En Haïti, les écoles imposent aux élèves de longues heures de bourrage de crâne fatigant et de mémorisation à outrance. Elles leur donnent beaucoup  de devoirs et les font participer à des jeux peu  créatifs. Le trajet d’un étudiant est ardu et un cauchemar permanent. Les taux d’abandon pour les élèves à l’école primaire sont élevés. Selon les estimations qui datent du milieu des années 1980, plus de la moitié des élèves des écoles primaires urbaines d’Haïti abandonnaient avant de compléter le cycle de six ans. Dans les régions rurales, le taux d’abandon était de 80 pourcent. Les taux d’abandon ou de redoublement dans les régions rurales étaient si élevés que trois sur cinq élèves étaient des élèves de la première ou de la deuxième année.

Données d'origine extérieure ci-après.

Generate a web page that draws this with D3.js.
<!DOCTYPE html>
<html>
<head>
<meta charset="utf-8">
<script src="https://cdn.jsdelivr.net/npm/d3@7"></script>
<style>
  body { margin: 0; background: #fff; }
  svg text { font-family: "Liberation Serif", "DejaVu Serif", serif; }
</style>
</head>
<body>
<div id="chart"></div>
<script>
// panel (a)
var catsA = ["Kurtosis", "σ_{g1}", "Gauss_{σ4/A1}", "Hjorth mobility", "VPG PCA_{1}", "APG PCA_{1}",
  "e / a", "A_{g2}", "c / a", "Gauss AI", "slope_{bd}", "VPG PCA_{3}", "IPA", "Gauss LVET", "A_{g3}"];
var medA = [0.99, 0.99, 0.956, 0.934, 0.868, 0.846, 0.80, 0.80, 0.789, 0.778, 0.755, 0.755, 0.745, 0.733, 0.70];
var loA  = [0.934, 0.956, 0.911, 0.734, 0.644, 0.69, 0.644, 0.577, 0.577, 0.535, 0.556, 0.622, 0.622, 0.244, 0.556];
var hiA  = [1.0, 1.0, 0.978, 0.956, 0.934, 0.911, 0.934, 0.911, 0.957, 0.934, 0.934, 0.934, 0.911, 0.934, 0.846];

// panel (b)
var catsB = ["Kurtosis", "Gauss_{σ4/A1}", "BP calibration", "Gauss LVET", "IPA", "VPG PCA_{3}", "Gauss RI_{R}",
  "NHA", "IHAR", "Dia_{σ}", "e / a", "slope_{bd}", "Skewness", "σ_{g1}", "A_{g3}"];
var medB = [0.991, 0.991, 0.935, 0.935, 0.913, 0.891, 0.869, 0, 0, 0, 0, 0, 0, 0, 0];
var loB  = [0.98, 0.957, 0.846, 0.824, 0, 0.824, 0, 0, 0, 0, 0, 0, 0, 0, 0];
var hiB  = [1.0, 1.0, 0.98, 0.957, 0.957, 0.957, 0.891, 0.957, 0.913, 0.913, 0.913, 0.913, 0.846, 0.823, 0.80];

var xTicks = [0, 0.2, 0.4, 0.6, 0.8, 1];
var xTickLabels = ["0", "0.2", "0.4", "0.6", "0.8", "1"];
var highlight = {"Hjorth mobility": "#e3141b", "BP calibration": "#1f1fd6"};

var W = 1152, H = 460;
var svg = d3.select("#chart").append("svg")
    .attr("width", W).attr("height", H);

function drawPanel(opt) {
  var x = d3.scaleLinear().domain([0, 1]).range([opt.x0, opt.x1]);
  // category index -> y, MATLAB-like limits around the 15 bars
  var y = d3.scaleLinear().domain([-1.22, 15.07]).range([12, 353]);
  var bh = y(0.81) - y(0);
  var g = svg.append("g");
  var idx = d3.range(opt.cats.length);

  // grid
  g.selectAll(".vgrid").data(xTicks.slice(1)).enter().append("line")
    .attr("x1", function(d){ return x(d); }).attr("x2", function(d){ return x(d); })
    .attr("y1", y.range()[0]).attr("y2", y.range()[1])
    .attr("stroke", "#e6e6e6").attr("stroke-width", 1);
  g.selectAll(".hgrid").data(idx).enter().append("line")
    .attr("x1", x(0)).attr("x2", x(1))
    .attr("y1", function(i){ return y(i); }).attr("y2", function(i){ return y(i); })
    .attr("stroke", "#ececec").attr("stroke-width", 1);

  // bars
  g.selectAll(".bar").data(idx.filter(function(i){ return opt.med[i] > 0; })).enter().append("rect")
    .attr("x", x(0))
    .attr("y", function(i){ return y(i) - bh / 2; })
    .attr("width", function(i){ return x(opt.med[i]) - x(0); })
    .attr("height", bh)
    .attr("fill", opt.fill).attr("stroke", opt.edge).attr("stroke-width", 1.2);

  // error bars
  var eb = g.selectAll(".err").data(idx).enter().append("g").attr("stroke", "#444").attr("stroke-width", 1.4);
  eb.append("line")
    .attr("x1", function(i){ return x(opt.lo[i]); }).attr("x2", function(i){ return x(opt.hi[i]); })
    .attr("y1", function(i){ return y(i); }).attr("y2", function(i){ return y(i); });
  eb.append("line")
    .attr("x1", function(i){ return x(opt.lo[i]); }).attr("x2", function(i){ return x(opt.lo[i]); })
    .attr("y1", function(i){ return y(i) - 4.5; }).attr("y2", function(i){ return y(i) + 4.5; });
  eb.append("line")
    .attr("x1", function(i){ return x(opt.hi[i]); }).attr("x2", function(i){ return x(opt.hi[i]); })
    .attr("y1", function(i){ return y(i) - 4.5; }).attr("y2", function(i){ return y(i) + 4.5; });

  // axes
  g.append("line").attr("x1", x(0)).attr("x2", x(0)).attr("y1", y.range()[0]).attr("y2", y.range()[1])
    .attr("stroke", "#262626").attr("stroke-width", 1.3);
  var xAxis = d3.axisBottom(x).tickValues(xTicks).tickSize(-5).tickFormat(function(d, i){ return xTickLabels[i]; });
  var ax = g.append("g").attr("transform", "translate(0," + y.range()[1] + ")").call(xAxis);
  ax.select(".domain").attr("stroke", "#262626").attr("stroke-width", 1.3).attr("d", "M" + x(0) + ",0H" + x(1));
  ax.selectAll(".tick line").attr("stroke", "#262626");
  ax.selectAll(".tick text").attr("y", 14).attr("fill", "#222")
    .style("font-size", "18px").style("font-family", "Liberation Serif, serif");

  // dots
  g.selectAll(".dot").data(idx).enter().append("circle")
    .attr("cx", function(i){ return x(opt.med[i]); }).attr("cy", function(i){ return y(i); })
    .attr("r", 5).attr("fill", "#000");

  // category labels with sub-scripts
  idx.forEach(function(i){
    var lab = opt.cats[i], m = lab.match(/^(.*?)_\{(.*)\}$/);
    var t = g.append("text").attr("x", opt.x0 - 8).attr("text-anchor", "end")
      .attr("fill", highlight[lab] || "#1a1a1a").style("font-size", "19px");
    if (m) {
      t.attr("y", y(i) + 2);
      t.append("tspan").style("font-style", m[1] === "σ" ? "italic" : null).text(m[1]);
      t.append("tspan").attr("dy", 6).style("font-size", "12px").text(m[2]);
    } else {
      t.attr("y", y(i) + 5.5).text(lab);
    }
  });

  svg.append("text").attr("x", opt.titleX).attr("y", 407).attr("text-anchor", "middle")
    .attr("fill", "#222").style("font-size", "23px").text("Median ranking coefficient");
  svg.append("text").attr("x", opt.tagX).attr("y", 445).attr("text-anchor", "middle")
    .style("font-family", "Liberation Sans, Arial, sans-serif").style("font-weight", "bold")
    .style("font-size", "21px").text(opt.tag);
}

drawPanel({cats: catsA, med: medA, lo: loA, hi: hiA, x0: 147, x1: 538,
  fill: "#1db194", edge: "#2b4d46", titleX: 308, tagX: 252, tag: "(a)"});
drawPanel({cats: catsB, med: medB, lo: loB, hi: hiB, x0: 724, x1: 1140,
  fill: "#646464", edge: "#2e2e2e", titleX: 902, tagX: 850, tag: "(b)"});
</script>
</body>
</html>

Un autre grand obstacle à l’éducation à tous les niveaux est le manque d’enseignants qualifiés, recevant des salaires minimes, tant dans les écoles publiques que privées. Les salaires des enseignants dans les écoles privées sont les plus bas. Et les taux d’attrition sont très élevés. Mais ce qui compte le plus est que la plupart des enseignants et des administrateurs ne reçoivent ni estime ni salaire décent. Il y a aussi très peu de prise de responsabilité. Un diplôme avancé n’est pas requis pour enseigner. Et les programmes de formation des enseignants ont des normes d’un niveau inférieur. Quand un enseignant est incompétent, il incombe à l’administrateur de s’en occuper. Les Haïtiens aiment parler de compétition quand il s’agit d’éducation. Mais étant donné l’emblème national d’Haïti, « L’union fait la force », il est difficile de trouver une idée plus non-haïtienne. Néanmoins, il peut y avoir quelque mérite. À l’heure actuelle, la politique éducative n’est pas menée par la compétition entre les enseignants ou entre les écoles. Il n’y a pas de liste des meilleures écoles ou des meilleurs enseignants en Haïti.

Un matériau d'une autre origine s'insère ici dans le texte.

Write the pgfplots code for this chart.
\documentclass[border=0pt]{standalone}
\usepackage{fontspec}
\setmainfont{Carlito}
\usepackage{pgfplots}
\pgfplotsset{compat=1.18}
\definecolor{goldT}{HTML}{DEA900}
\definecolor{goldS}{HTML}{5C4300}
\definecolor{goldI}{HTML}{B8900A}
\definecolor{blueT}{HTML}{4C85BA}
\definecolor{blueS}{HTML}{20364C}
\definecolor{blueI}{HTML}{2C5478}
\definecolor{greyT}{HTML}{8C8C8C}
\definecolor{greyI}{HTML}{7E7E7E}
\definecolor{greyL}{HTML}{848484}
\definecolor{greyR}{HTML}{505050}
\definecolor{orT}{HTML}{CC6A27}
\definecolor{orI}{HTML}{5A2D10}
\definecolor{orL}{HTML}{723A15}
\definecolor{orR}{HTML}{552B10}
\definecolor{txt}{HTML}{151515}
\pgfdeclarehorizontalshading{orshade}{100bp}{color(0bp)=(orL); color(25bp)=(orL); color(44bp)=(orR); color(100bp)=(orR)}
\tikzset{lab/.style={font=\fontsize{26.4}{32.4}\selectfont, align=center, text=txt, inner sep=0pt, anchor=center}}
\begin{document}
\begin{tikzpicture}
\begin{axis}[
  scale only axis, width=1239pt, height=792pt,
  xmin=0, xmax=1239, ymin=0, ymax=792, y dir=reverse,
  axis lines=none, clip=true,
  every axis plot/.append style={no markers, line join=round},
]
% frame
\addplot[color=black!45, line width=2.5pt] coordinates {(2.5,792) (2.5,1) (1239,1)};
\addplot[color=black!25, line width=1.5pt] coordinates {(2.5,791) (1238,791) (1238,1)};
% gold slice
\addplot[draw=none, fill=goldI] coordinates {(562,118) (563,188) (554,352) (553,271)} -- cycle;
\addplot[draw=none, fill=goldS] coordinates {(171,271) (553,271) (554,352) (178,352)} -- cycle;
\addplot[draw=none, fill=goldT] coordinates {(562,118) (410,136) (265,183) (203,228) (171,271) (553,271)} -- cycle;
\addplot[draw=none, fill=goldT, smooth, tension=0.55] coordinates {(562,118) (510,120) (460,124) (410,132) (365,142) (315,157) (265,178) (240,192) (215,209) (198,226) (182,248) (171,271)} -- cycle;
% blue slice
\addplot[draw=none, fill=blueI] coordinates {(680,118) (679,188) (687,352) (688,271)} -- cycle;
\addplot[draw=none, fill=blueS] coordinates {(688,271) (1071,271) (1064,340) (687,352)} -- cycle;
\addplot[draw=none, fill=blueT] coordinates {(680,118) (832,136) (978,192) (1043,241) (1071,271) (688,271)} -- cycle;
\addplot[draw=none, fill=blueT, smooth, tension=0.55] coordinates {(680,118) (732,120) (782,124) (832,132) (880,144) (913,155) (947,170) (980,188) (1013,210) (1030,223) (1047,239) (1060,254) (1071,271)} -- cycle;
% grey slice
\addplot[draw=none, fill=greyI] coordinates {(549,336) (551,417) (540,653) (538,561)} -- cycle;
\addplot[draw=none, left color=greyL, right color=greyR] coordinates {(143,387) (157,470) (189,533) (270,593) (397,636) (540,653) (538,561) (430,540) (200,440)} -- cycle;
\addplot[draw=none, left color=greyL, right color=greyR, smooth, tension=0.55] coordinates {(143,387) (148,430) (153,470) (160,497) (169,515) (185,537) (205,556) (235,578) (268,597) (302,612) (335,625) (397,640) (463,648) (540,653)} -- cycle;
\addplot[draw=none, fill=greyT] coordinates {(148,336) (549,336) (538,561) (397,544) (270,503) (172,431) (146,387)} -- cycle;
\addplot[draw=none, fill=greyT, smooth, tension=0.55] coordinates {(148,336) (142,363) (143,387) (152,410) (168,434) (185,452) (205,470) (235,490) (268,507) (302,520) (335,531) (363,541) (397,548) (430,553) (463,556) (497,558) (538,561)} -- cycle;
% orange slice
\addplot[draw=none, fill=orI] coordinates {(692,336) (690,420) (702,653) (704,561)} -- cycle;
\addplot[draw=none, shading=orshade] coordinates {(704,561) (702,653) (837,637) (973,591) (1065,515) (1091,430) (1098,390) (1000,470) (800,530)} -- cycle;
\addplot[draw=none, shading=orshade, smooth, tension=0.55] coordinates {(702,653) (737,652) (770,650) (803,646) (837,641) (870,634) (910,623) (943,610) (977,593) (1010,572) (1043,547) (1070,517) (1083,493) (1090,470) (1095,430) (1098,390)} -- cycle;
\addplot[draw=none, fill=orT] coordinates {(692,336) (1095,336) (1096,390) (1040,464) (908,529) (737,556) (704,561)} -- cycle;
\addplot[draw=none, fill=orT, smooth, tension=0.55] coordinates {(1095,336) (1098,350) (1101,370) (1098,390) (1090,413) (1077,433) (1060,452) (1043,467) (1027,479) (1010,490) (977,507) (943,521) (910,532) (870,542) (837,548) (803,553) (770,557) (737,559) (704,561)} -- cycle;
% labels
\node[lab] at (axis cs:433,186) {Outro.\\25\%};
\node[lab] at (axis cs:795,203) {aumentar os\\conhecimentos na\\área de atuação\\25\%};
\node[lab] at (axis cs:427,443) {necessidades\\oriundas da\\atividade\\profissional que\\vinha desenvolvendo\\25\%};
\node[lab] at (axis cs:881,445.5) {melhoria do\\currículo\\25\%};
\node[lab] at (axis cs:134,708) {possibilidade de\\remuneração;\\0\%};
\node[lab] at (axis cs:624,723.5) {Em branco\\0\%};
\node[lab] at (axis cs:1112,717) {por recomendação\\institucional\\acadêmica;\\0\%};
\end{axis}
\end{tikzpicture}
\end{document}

Une autre question controversée est la langue. Enseigner en créole ou en français a été un débat important. Quand au début des années 1980, le ministre de l’Education, Joseph Bernard introduisit sa « réforme Bernard » faisant du créole la langue officielle d’instruction dans les écoles primaires, plusieurs éducateurs et parents s’y opposèrent. Plusieurs écoles rurales et urbaines continuent d’utiliser les manuels écrits en français même lorsque le créole est parlé. La constitution de 1987 a reconnu et le créole et le français comme des langues officielles. Mais le français a gardé son statut supérieur. Par conséquent, la plupart des écoles privées et publiques veulent que leurs élèves maîtrisent le français. Parallèlement, il y a trop d’emphase sur les études classiques et les humanités, au détriment de la science et de la technologie. Néanmoins, les écoles secondaires sont meilleures. Et un élève bien préparé par une école secondaire est généralement qualifié pour être admis à une université privée ou publique ou une institution d’enseignement secondaire à l’étranger.

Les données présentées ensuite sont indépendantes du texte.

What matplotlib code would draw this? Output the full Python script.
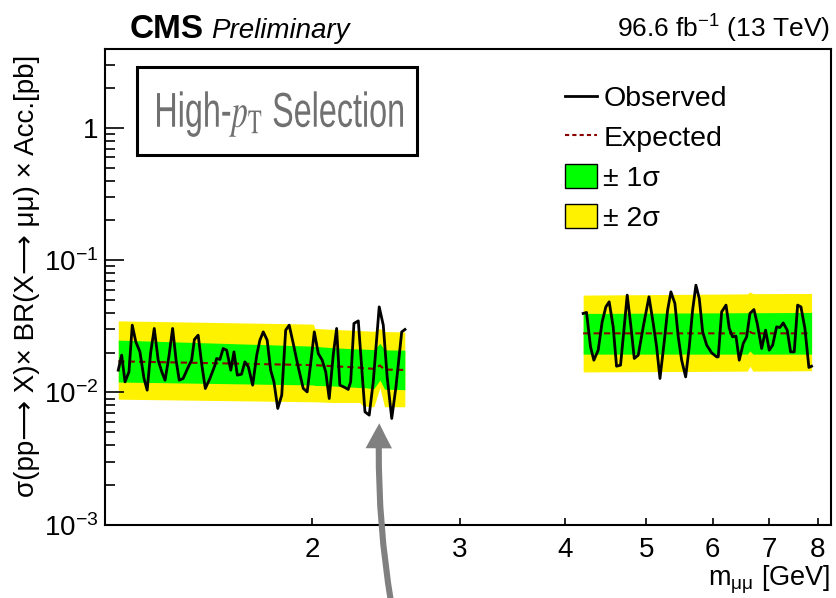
import matplotlib
matplotlib.use('Agg')
import math
import matplotlib.pyplot as plt
from matplotlib.lines import Line2D
from matplotlib.patches import Patch, Rectangle, PathPatch, FancyArrowPatch
from matplotlib.textpath import TextPath
from matplotlib.font_manager import FontProperties
from matplotlib.transforms import Affine2D, IdentityTransform
from matplotlib.ticker import FixedLocator, NullLocator, FuncFormatter

plt.rcParams['font.family'] = ['Liberation Sans', 'DejaVu Sans']
plt.rcParams['mathtext.fontset'] = 'custom'
plt.rcParams['mathtext.rm'] = 'Liberation Sans'
plt.rcParams['mathtext.it'] = 'Liberation Sans:italic'
plt.rcParams['mathtext.bf'] = 'Liberation Sans:bold'

# ---- observed limits, low-mass window ----
mass_low = [1.176, 1.187, 1.198, 1.211, 1.222, 1.234, 1.248, 1.262, 1.273, 1.285,
            1.298, 1.312, 1.325, 1.337, 1.351, 1.365, 1.378, 1.390, 1.405, 1.425,
            1.438, 1.449, 1.464, 1.478, 1.493, 1.512, 1.533, 1.540, 1.554, 1.568,
            1.583, 1.601, 1.615, 1.630, 1.649, 1.664, 1.680, 1.700, 1.719, 1.734,
            1.750, 1.769, 1.786, 1.802, 1.821, 1.841, 1.861, 1.879, 1.900, 1.926,
            1.953, 1.974, 1.993, 2.013, 2.035, 2.057, 2.077, 2.097, 2.120, 2.140,
            2.159, 2.189, 2.209, 2.224, 2.244, 2.271, 2.292, 2.313, 2.340, 2.366,
            2.405, 2.432, 2.458, 2.489, 2.518, 2.558, 2.581]
obs_low = [0.01475, 0.01915, 0.01203, 0.01432, 0.0323, 0.02414, 0.02028, 0.01276, 0.01041, 0.01983,
           0.03049, 0.01755, 0.01432, 0.01239, 0.01859, 0.0305, 0.01755, 0.01239, 0.01276, 0.01562,
           0.01755, 0.02517, 0.02713, 0.01657, 0.01072, 0.01276, 0.01609, 0.01808, 0.01777, 0.02151,
           0.02089, 0.01475, 0.02028, 0.01352, 0.01375, 0.01704, 0.01562, 0.01136, 0.01915, 0.02487,
           0.02873, 0.02487, 0.01475, 0.01203, 0.00757, 0.00954, 0.0296, 0.0323, 0.02348, 0.01562,
           0.01072, 0.0101, 0.01657, 0.02873, 0.01972, 0.01755, 0.01432, 0.009, 0.01915, 0.0305,
           0.01136, 0.01091, 0.01054, 0.01203, 0.03326, 0.0348, 0.01562, 0.00713, 0.00674, 0.01203,
           0.04441, 0.0323, 0.01312, 0.00636, 0.01102, 0.02873, 0.02996]

# ---- observed limits, high-mass window ----
mass_high = [4.207, 4.246, 4.293, 4.332, 4.384, 4.432, 4.477, 4.518, 4.568, 4.610,
             4.661, 4.704, 4.747, 4.796, 4.840, 4.893, 4.960, 5.039, 5.098, 5.146,
             5.193, 5.254, 5.303, 5.351, 5.410, 5.460, 5.511, 5.572, 5.627, 5.679,
             5.731, 5.784, 5.838, 5.903, 5.984, 6.067, 6.093, 6.150, 6.224, 6.280,
             6.338, 6.396, 6.454, 6.525, 6.586, 6.646, 6.719, 6.780, 6.863, 6.937,
             7.007, 7.073, 7.150, 7.215, 7.281, 7.361, 7.430, 7.504, 7.574, 7.643,
             7.727, 7.812, 7.870]
obs_high = [0.0396, 0.0403, 0.0221, 0.01755, 0.02089, 0.0342, 0.0444, 0.0485, 0.03135, 0.0158,
            0.01609, 0.0296, 0.0545, 0.03135, 0.01808, 0.01915, 0.03135, 0.0529, 0.03326, 0.0221,
            0.01276, 0.02414, 0.0419, 0.0577, 0.0471, 0.02634, 0.01755, 0.01312, 0.0221, 0.0419,
            0.0648, 0.0514, 0.02873, 0.0228, 0.01993, 0.01859, 0.01859, 0.0407, 0.0458, 0.0305,
            0.02634, 0.02667, 0.01755, 0.02348, 0.02634, 0.0396, 0.0424, 0.03326, 0.02151, 0.0296,
            0.02089, 0.0228, 0.03135, 0.0310, 0.0336, 0.0296, 0.02028, 0.02028, 0.0458, 0.0444,
            0.0305, 0.01546, 0.0158]

# ---- expected limits and bands ----
band_mass_low = [1.176, 2.007, 2.016, 2.12, 2.28, 2.30, 2.37, 2.41, 2.44, 2.58]
exp_low = [0.0172, 0.0161, 0.0161, 0.0158, 0.0154, 0.0153, 0.0151, 0.0160, 0.0149, 0.0148]
p1_low = [0.0249, 0.0224, 0.0223, 0.0218, 0.0213, 0.0213, 0.0211, 0.0235, 0.0210, 0.0209]
m1_low = [0.0120, 0.0114, 0.0113, 0.0112, 0.0109, 0.0109, 0.0107, 0.0124, 0.0106, 0.0105]
p2_low = [0.0348, 0.0329, 0.0305, 0.0300, 0.0294, 0.0293, 0.0290, 0.0305, 0.0289, 0.0287]
m2_low = [0.0089, 0.0085, 0.0085, 0.0084, 0.0084, 0.0079, 0.0078, 0.0109, 0.0078, 0.0078]

band_mass_high = [4.207, 5.5, 6.60, 6.646, 6.70, 7.870]
exp_high = [0.0280, 0.0280, 0.0280, 0.0287, 0.0280, 0.0280]
p1_high = [0.0396, 0.0399, 0.0401, 0.0410, 0.0401, 0.0403]
m1_high = [0.0195, 0.0195, 0.0195, 0.0206, 0.0195, 0.0195]
p2_high = [0.0545, 0.0552, 0.0557, 0.0577, 0.0559, 0.0561]
m2_high = [0.0143, 0.0144, 0.0145, 0.0158, 0.0145, 0.0146]

x_ticks = [2, 3, 4, 5, 6, 7, 8]

GREEN = '#00ff00'
YELLOW = '#fff200'
DARKRED = '#8b0000'

W, H = 836, 598
fig = plt.figure(figsize=(W / 100, H / 100), dpi=100)
ax = fig.add_axes([105 / W, (H - 524.7) / H, 726 / W, 475.7 / H])
ax.set_xscale('log')
ax.set_yscale('log')

windows = [
    (band_mass_low, exp_low, p1_low, m1_low, p2_low, m2_low, mass_low, obs_low),
    (band_mass_high, exp_high, p1_high, m1_high, p2_high, m2_high, mass_high, obs_high),
]
for bm, ex, p1, m1, p2, m2, om, ob in windows:
    ax.fill_between(bm, m2, p2, color=YELLOW, lw=0)
    ax.fill_between(bm, m1, p1, color=GREEN, lw=0)
    ax.plot(bm, ex, color=DARKRED, lw=1.5, ls=(0, (3, 2)))
    ax.plot(om, ob, color='black', lw=2)

ax.set_xlim(1.134, 8.30)
ax.set_ylim(1e-3, 3.96)

ax.xaxis.set_major_locator(FixedLocator(x_ticks))
ax.xaxis.set_major_formatter(FuncFormatter(lambda v, p: '%d' % v))
ax.xaxis.set_minor_locator(NullLocator())


def ylab(v, p):
    if abs(v - 1) < 1e-9:
        return '1'
    return r'$10^{%d}$' % round(math.log10(v))


ax.yaxis.set_major_formatter(FuncFormatter(ylab))
ax.tick_params(which='both', direction='in', top=False, right=False, labelsize=20)
ax.tick_params(axis='y', which='major', length=14, width=1.2, pad=5)
ax.tick_params(axis='y', which='minor', length=7, width=1.2)
ax.tick_params(axis='x', which='major', length=5, width=1.2, pad=9)
for s in ax.spines.values():
    s.set_linewidth(1.5)

# legend
handles = [Line2D([], [], color='black', lw=2),
           Line2D([], [], color=DARKRED, lw=1.5, ls=(0, (2, 1.5))),
           Patch(facecolor=GREEN, edgecolor='black', lw=1),
           Patch(facecolor=YELLOW, edgecolor='black', lw=1)]
labels = ['Observed', 'Expected', '± 1σ', '± 2σ']
ax.legend(handles, labels, loc='upper left', bbox_to_anchor=(0.6336, 0.925),
          frameon=False, fontsize=20.5, handlelength=1.12, handleheight=0.92,
          handletextpad=0.22, labelspacing=0.42, borderpad=0, borderaxespad=0)

# header texts
fig.text(130 / W, (H - 38) / H, 'CMS', fontsize=24, fontweight='bold', va='baseline')
fig.text(211 / W, (H - 38) / H, 'Preliminary', fontsize=20, style='italic', va='baseline')
fig.text(830 / W, (H - 38) / H, r'96.6 fb$^{-1}$ (13 TeV)', fontsize=19, ha='right', va='baseline')

# axis titles
fig.text(27 / W, (H - 55) / H, 'σ(pp⟶ X)× BR(X⟶ μμ) × Acc.[pb]', fontsize=20,
         rotation=90, ha='center', va='top')
fig.text(830 / W, (H - 585) / H, r'm$_{\mathregular{μμ}}$ [GeV]', fontsize=19.5,
         ha='right', va='baseline')

# selection label box
fig.add_artist(Rectangle((137 / W, (H - 155) / H), 280 / W, 88 / H, transform=fig.transFigure,
                         fill=False, ec='black', lw=2.2))
fp = FontProperties(family='Liberation Sans')
fp.set_math_fontfamily('stix')
tp = TextPath((0, 0), r'High-$p_{\mathrm{T}}$ Selection', size=100, prop=fp)
ext = tp.get_extents()
sy = 48.9 / 100
sx = 246 / ext.width
tr = Affine2D().translate(-ext.x0, 0).scale(sx, sy).translate(157, H - 127)
fig.add_artist(PathPatch(tp, transform=tr, fc='#707070', lw=0))

# arrow pointing at the dip
fig.add_artist(FancyArrowPatch((391, -4), (379.3, H - 423.3), transform=IdentityTransform(),
                               arrowstyle='simple,head_length=0.9,head_width=0.95,tail_width=0.22',
                               mutation_scale=20, connectionstyle='arc3,rad=-0.05',
                               fc='#808080', ec='none', shrinkA=0, shrinkB=0))

fig.savefig('out.png', dpi=100)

Compte tenu de ces obstacles, nous devrions essayer de centrer la politique éducative davantage sur l’élève. Chaque élève devrait avoir exactement la même opportunité pour apprendre. Notre but ne devrait pas être de créer des vedettes intellectuelles, mais de résoudre le problème de l’inégalité, parce que c’est le premier obstacle à l’opportunité en Haïti.